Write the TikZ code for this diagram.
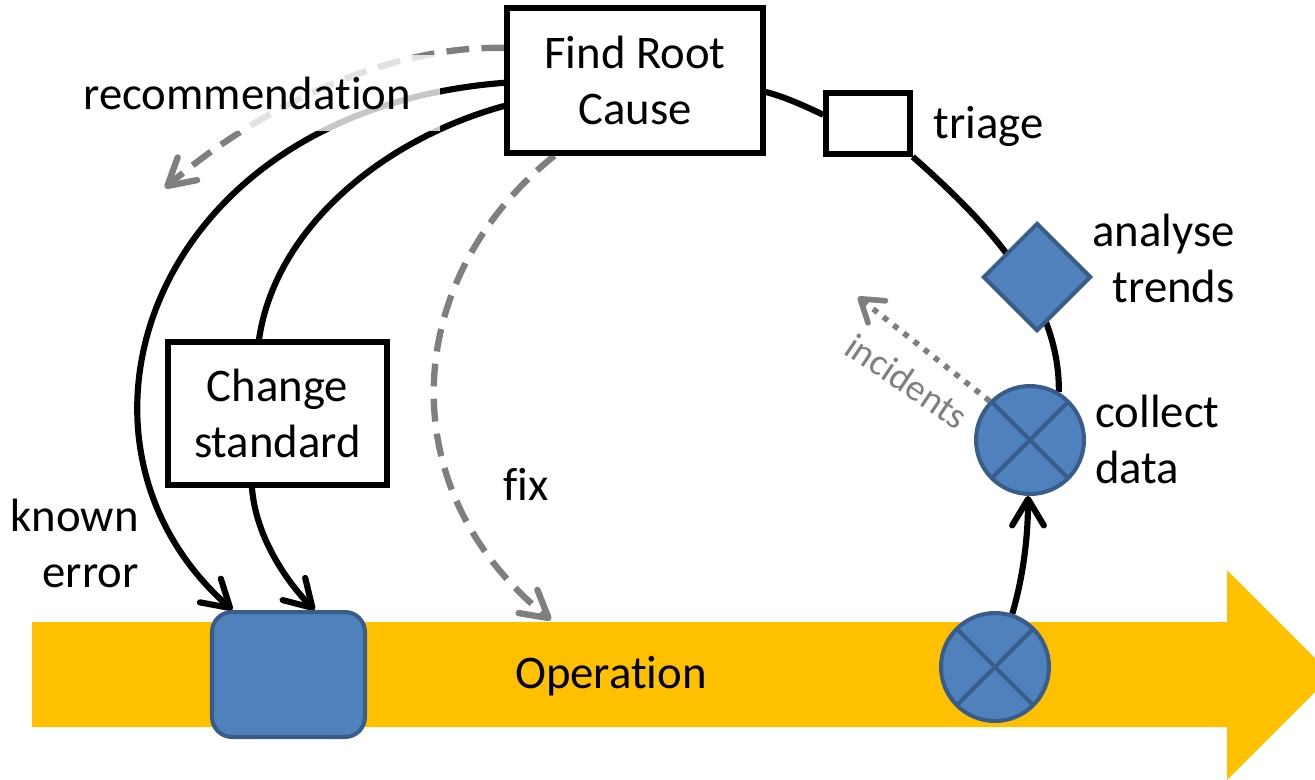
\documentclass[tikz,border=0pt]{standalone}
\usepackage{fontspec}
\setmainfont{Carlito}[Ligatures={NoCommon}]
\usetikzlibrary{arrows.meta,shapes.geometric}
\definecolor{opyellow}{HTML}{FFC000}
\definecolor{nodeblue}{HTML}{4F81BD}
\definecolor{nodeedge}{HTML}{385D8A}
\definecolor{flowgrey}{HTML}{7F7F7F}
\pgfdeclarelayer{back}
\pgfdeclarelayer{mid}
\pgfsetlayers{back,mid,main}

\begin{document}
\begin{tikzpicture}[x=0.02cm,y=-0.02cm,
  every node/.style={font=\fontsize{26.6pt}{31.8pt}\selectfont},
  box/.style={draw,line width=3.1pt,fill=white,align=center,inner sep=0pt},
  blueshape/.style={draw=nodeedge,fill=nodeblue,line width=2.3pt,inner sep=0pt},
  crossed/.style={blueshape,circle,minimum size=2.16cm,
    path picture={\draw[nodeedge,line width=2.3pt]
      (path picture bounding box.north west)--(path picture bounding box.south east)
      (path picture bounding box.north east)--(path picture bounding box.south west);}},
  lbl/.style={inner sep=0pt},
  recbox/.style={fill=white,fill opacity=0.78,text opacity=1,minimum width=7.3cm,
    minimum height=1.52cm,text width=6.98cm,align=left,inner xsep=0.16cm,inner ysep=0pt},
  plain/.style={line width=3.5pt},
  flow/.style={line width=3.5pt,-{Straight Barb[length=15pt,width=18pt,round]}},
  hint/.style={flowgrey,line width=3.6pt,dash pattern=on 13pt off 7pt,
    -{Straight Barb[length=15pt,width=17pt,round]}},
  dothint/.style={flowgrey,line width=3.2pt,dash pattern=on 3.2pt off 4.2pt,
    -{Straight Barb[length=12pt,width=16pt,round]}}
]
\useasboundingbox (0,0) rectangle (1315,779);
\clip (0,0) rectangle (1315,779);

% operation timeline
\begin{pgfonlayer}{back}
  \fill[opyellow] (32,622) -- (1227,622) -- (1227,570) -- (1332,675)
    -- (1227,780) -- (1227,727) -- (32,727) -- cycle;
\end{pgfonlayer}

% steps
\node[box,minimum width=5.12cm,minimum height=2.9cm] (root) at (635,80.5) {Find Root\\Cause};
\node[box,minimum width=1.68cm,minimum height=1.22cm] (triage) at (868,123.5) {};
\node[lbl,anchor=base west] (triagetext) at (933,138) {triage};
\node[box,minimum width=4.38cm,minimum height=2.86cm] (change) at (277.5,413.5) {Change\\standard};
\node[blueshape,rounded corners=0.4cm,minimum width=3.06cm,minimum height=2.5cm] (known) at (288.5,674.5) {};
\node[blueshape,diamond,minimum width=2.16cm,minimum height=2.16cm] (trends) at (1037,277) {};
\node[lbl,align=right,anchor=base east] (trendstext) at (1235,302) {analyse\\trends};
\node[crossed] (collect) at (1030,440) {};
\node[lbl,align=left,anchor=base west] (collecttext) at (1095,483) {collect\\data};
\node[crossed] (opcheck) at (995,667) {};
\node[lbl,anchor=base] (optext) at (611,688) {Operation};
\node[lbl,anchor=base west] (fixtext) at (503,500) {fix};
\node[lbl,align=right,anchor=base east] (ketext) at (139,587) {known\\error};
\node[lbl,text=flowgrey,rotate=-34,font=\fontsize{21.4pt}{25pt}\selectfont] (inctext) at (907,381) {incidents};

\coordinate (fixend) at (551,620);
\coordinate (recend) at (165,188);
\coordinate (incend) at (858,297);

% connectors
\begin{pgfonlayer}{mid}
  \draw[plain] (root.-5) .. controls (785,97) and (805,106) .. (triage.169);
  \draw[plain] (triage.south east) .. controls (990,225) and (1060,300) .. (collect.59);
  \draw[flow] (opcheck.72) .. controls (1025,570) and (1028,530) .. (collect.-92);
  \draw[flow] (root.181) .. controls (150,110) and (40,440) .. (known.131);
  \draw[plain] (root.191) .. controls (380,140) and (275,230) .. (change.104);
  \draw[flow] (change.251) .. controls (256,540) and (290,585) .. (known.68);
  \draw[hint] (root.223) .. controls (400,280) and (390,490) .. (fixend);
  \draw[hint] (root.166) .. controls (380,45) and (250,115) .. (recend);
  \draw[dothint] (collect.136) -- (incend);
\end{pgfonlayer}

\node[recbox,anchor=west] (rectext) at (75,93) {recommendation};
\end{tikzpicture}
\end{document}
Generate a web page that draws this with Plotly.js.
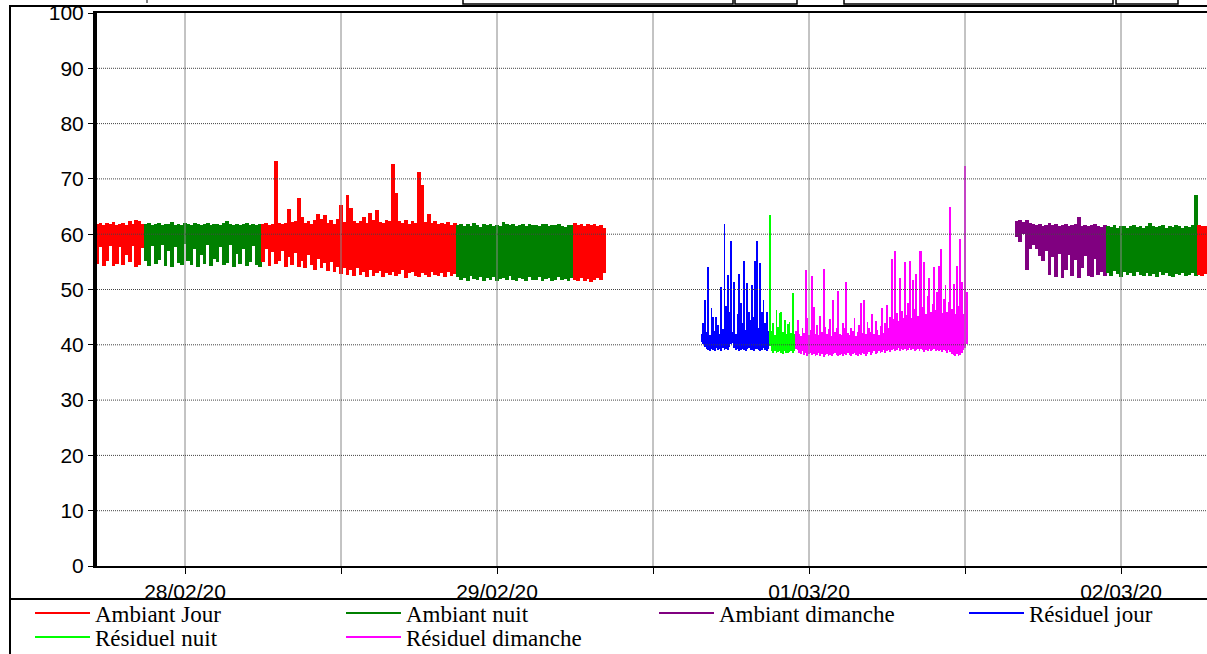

● **What the task asks**:
Reproduce every line of the material precisely, omitting its pictures.

● **Finished exercise**:
Write the TikZ code for this diagram.
\documentclass[tikz,border=0pt]{standalone}
\usepackage{fontspec}
\setmainfont{Carlito}[Ligatures={NoCommon}]
\usetikzlibrary{arrows.meta,shapes.geometric}
\definecolor{opyellow}{HTML}{FFC000}
\definecolor{nodeblue}{HTML}{4F81BD}
\definecolor{nodeedge}{HTML}{385D8A}
\definecolor{flowgrey}{HTML}{7F7F7F}
\pgfdeclarelayer{back}
\pgfdeclarelayer{mid}
\pgfsetlayers{back,mid,main}

\begin{document}
\begin{tikzpicture}[x=0.02cm,y=-0.02cm,
  every node/.style={font=\fontsize{26.6pt}{31.8pt}\selectfont},
  box/.style={draw,line width=3.1pt,fill=white,align=center,inner sep=0pt},
  blueshape/.style={draw=nodeedge,fill=nodeblue,line width=2.3pt,inner sep=0pt},
  crossed/.style={blueshape,circle,minimum size=2.16cm,
    path picture={\draw[nodeedge,line width=2.3pt]
      (path picture bounding box.north west)--(path picture bounding box.south east)
      (path picture bounding box.north east)--(path picture bounding box.south west);}},
  lbl/.style={inner sep=0pt},
  recbox/.style={fill=white,fill opacity=0.78,text opacity=1,minimum width=7.3cm,
    minimum height=1.52cm,text width=6.98cm,align=left,inner xsep=0.16cm,inner ysep=0pt},
  plain/.style={line width=3.5pt},
  flow/.style={line width=3.5pt,-{Straight Barb[length=15pt,width=18pt,round]}},
  hint/.style={flowgrey,line width=3.6pt,dash pattern=on 13pt off 7pt,
    -{Straight Barb[length=15pt,width=17pt,round]}},
  dothint/.style={flowgrey,line width=3.2pt,dash pattern=on 3.2pt off 4.2pt,
    -{Straight Barb[length=12pt,width=16pt,round]}}
]
\useasboundingbox (0,0) rectangle (1315,779);
\clip (0,0) rectangle (1315,779);

% operation timeline
\begin{pgfonlayer}{back}
  \fill[opyellow] (32,622) -- (1227,622) -- (1227,570) -- (1332,675)
    -- (1227,780) -- (1227,727) -- (32,727) -- cycle;
\end{pgfonlayer}

% steps
\node[box,minimum width=5.12cm,minimum height=2.9cm] (root) at (635,80.5) {Find Root\\Cause};
\node[box,minimum width=1.68cm,minimum height=1.22cm] (triage) at (868,123.5) {};
\node[lbl,anchor=base west] (triagetext) at (933,138) {triage};
\node[box,minimum width=4.38cm,minimum height=2.86cm] (change) at (277.5,413.5) {Change\\standard};
\node[blueshape,rounded corners=0.4cm,minimum width=3.06cm,minimum height=2.5cm] (known) at (288.5,674.5) {};
\node[blueshape,diamond,minimum width=2.16cm,minimum height=2.16cm] (trends) at (1037,277) {};
\node[lbl,align=right,anchor=base east] (trendstext) at (1235,302) {analyse\\trends};
\node[crossed] (collect) at (1030,440) {};
\node[lbl,align=left,anchor=base west] (collecttext) at (1095,483) {collect\\data};
\node[crossed] (opcheck) at (995,667) {};
\node[lbl,anchor=base] (optext) at (611,688) {Operation};
\node[lbl,anchor=base west] (fixtext) at (503,500) {fix};
\node[lbl,align=right,anchor=base east] (ketext) at (139,587) {known\\error};
\node[lbl,text=flowgrey,rotate=-34,font=\fontsize{21.4pt}{25pt}\selectfont] (inctext) at (907,381) {incidents};

\coordinate (fixend) at (551,620);
\coordinate (recend) at (165,188);
\coordinate (incend) at (858,297);

% connectors
\begin{pgfonlayer}{mid}
  \draw[plain] (root.-5) .. controls (785,97) and (805,106) .. (triage.169);
  \draw[plain] (triage.south east) .. controls (990,225) and (1060,300) .. (collect.59);
  \draw[flow] (opcheck.72) .. controls (1025,570) and (1028,530) .. (collect.-92);
  \draw[flow] (root.181) .. controls (150,110) and (40,440) .. (known.131);
  \draw[plain] (root.191) .. controls (380,140) and (275,230) .. (change.104);
  \draw[flow] (change.251) .. controls (256,540) and (290,585) .. (known.68);
  \draw[hint] (root.223) .. controls (400,280) and (390,490) .. (fixend);
  \draw[hint] (root.166) .. controls (380,45) and (250,115) .. (recend);
  \draw[dothint] (collect.136) -- (incend);
\end{pgfonlayer}

\node[recbox,anchor=west] (rectext) at (75,93) {recommendation};
\end{tikzpicture}
\end{document}
Generate a web page that draws this with Plotly.js.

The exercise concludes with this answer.